# [Objective]
Pictures excluded, reproduce exactly the lines below from the one with "What HTML would" through the one with "and IAAS data)</div>", both included.

(Code that draws figures)
● ● ● ● ● ● ●

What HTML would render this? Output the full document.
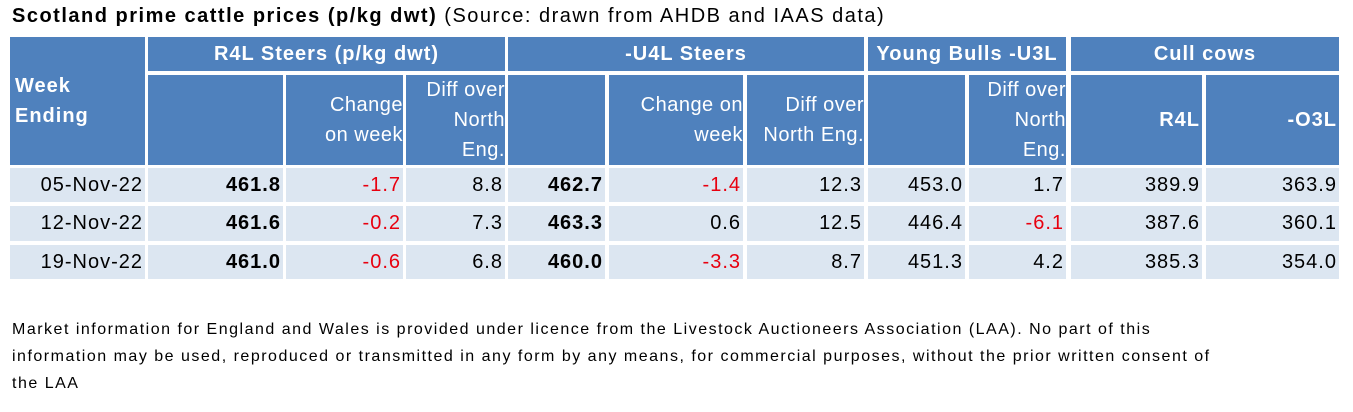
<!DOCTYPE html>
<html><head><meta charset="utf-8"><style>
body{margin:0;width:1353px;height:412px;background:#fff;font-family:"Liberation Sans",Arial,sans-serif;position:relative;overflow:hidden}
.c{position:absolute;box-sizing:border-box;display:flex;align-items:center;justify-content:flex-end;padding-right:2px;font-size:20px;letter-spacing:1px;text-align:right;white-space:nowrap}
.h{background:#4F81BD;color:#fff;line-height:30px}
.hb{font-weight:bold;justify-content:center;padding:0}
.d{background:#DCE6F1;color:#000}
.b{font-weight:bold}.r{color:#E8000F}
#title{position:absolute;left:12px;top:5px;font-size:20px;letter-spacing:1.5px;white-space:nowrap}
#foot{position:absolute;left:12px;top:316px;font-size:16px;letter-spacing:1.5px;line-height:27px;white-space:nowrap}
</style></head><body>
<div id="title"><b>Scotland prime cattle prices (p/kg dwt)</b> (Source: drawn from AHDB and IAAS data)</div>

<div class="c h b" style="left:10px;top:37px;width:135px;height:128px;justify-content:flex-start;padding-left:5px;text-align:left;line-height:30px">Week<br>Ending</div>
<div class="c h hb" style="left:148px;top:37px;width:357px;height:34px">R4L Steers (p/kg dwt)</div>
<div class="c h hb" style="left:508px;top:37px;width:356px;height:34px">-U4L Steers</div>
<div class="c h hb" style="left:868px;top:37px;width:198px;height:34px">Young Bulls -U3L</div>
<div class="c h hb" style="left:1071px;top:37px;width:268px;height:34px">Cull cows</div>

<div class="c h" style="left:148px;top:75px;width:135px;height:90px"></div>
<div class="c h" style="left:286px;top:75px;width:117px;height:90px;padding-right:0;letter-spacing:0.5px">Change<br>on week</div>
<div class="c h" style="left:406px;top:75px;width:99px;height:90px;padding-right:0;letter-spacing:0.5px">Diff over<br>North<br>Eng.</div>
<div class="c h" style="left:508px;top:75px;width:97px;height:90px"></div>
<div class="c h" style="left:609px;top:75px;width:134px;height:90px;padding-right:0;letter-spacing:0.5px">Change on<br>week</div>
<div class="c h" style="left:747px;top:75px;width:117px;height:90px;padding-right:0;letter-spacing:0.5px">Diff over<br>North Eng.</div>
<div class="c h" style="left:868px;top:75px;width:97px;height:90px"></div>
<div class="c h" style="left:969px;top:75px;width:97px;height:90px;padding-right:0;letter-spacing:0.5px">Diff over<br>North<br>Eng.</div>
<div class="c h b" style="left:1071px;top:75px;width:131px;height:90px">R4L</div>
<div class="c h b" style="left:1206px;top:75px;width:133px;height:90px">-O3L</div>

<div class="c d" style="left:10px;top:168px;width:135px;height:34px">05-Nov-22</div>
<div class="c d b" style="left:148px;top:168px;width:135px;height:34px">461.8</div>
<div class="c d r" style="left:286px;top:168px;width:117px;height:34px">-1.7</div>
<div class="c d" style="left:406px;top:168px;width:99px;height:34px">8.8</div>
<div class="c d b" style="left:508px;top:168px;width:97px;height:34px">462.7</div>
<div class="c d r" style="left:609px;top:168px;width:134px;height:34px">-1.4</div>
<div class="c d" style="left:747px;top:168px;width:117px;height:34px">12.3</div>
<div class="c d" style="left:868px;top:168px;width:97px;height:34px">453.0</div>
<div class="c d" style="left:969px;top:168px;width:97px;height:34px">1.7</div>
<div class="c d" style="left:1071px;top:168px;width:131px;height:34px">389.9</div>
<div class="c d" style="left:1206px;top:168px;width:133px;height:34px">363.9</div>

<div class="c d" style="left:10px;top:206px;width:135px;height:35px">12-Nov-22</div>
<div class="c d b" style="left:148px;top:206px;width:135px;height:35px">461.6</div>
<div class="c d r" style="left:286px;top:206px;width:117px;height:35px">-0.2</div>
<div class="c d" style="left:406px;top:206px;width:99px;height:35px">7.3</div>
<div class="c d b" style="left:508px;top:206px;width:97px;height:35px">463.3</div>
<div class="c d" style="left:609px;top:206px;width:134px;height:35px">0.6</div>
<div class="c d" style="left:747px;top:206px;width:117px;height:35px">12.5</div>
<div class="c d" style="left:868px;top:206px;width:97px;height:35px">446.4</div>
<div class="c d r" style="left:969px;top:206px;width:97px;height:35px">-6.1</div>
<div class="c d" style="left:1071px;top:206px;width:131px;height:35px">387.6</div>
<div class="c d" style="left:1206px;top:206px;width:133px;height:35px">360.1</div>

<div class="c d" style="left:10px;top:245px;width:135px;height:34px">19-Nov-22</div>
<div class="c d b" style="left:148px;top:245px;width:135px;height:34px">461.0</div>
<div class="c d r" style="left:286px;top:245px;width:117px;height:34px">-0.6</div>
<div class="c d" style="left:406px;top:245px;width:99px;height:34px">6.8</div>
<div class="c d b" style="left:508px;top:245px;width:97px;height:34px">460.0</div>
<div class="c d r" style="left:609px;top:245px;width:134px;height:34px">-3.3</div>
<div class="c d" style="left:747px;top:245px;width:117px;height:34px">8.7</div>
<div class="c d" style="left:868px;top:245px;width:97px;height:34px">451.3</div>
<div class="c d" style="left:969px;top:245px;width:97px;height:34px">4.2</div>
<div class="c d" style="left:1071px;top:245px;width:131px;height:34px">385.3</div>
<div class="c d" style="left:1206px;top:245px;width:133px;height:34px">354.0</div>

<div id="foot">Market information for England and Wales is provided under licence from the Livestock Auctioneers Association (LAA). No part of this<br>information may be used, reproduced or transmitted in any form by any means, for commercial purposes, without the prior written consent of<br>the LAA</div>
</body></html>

● ● ● ● ● ● ●

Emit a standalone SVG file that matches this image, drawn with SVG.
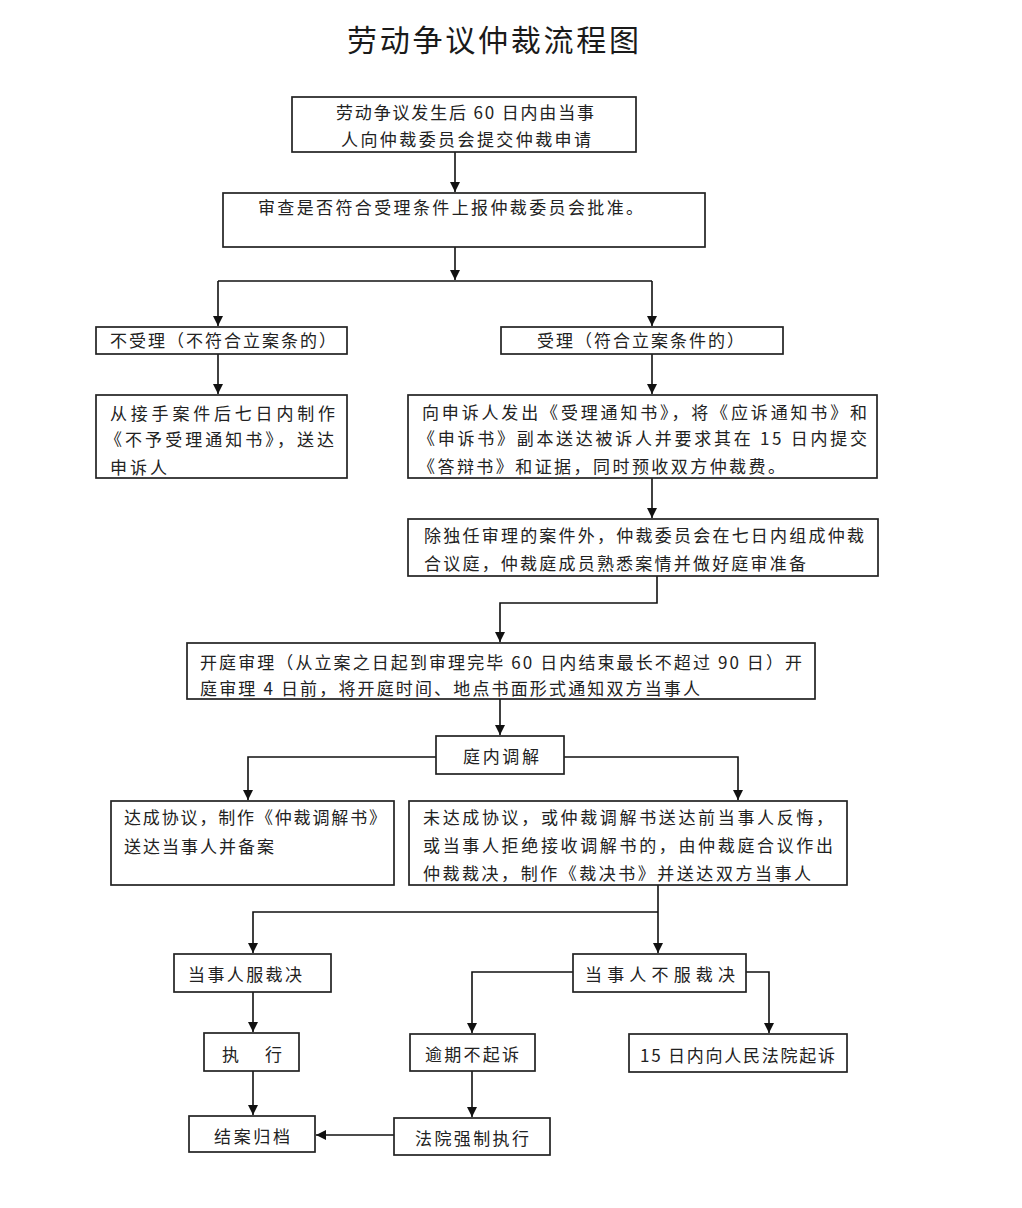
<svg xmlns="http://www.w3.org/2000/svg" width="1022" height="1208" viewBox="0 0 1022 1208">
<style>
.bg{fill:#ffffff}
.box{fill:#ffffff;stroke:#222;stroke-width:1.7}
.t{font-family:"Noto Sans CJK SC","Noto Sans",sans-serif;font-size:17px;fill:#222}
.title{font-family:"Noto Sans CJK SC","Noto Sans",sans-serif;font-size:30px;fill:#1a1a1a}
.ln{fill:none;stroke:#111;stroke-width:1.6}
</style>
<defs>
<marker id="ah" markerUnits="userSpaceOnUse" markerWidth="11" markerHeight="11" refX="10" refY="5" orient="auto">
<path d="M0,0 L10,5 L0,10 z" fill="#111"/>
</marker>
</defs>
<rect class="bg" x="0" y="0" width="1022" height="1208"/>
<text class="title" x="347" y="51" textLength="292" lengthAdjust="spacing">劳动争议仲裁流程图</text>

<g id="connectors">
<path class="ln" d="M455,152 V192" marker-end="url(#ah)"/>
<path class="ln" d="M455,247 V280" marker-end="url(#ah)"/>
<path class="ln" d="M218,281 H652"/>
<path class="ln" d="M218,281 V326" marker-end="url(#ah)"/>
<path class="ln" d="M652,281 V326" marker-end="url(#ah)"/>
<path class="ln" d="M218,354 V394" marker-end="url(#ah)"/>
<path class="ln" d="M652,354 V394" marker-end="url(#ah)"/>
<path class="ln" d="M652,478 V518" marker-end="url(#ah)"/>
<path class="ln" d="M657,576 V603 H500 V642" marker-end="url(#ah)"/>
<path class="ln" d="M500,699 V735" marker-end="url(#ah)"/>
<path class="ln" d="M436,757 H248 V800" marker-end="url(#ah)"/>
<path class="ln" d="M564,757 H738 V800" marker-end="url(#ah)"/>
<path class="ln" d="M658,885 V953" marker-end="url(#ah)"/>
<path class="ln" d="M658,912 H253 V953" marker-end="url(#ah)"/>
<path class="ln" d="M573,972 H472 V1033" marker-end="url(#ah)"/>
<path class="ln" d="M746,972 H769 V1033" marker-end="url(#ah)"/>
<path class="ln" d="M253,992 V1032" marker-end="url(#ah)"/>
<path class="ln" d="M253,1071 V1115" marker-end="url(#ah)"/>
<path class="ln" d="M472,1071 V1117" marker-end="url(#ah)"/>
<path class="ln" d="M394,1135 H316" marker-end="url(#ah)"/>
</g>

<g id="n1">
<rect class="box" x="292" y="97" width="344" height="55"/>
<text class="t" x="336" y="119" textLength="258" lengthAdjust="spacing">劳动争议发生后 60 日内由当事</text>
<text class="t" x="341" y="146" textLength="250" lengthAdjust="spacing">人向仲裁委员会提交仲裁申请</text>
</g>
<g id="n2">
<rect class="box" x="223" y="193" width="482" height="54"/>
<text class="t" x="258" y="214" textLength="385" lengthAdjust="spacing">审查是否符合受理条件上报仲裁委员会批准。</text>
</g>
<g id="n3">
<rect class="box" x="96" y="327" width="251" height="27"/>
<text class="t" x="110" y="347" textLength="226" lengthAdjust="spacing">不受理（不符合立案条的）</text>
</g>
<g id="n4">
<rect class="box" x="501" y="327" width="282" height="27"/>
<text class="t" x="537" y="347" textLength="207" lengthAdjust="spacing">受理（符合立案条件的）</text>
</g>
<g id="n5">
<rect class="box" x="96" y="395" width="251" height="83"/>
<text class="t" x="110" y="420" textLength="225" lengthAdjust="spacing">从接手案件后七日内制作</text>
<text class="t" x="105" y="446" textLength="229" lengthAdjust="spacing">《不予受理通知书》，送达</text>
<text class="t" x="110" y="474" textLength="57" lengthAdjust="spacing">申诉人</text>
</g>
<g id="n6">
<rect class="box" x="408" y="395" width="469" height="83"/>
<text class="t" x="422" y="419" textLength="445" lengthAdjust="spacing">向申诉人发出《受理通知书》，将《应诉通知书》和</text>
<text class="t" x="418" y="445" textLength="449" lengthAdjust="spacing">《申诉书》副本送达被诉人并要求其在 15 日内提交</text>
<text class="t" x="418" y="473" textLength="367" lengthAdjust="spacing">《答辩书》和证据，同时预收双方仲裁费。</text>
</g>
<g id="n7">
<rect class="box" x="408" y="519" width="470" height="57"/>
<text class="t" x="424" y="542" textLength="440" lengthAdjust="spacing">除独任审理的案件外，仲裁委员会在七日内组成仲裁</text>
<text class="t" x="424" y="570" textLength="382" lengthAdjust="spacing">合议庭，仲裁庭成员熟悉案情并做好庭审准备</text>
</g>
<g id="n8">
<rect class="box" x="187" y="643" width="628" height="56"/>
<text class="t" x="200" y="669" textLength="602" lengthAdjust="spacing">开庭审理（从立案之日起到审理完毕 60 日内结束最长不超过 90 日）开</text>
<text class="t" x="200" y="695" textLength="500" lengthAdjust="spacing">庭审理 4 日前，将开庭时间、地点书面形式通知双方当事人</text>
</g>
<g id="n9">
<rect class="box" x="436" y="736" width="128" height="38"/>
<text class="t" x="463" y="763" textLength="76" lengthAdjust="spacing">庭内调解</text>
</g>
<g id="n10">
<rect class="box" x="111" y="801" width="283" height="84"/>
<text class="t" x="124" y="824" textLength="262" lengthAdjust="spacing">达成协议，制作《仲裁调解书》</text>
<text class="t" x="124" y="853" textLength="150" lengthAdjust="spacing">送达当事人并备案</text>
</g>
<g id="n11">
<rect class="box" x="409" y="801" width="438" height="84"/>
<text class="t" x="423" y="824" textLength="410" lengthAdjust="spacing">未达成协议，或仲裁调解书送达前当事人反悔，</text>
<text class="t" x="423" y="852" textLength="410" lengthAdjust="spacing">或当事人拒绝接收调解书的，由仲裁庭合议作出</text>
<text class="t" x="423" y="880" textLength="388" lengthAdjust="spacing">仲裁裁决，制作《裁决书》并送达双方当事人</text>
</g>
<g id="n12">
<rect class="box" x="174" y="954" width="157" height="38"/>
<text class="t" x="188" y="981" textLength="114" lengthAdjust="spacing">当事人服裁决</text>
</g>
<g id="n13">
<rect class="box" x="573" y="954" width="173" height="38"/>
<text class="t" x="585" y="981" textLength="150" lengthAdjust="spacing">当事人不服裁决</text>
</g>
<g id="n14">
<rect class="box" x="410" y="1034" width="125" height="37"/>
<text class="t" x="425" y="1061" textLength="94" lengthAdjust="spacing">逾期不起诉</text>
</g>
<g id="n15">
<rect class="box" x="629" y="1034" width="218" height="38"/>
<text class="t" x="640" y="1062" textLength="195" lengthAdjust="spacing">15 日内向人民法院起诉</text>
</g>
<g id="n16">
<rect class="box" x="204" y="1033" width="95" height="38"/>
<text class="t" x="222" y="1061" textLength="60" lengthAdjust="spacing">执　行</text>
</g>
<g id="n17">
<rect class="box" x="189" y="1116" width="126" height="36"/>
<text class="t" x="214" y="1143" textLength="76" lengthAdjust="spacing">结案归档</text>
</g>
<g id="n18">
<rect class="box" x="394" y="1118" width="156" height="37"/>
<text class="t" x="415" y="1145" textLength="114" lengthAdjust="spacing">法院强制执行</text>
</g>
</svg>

● ● ● ● ● ● ●

# [Worked solution]
What HTML would render this? Output the full document.
<!DOCTYPE html>
<html><head><meta charset="utf-8"><style>
body{margin:0;width:1353px;height:412px;background:#fff;font-family:"Liberation Sans",Arial,sans-serif;position:relative;overflow:hidden}
.c{position:absolute;box-sizing:border-box;display:flex;align-items:center;justify-content:flex-end;padding-right:2px;font-size:20px;letter-spacing:1px;text-align:right;white-space:nowrap}
.h{background:#4F81BD;color:#fff;line-height:30px}
.hb{font-weight:bold;justify-content:center;padding:0}
.d{background:#DCE6F1;color:#000}
.b{font-weight:bold}.r{color:#E8000F}
#title{position:absolute;left:12px;top:5px;font-size:20px;letter-spacing:1.5px;white-space:nowrap}
#foot{position:absolute;left:12px;top:316px;font-size:16px;letter-spacing:1.5px;line-height:27px;white-space:nowrap}
</style></head><body>
<div id="title"><b>Scotland prime cattle prices (p/kg dwt)</b> (Source: drawn from AHDB and IAAS data)</div>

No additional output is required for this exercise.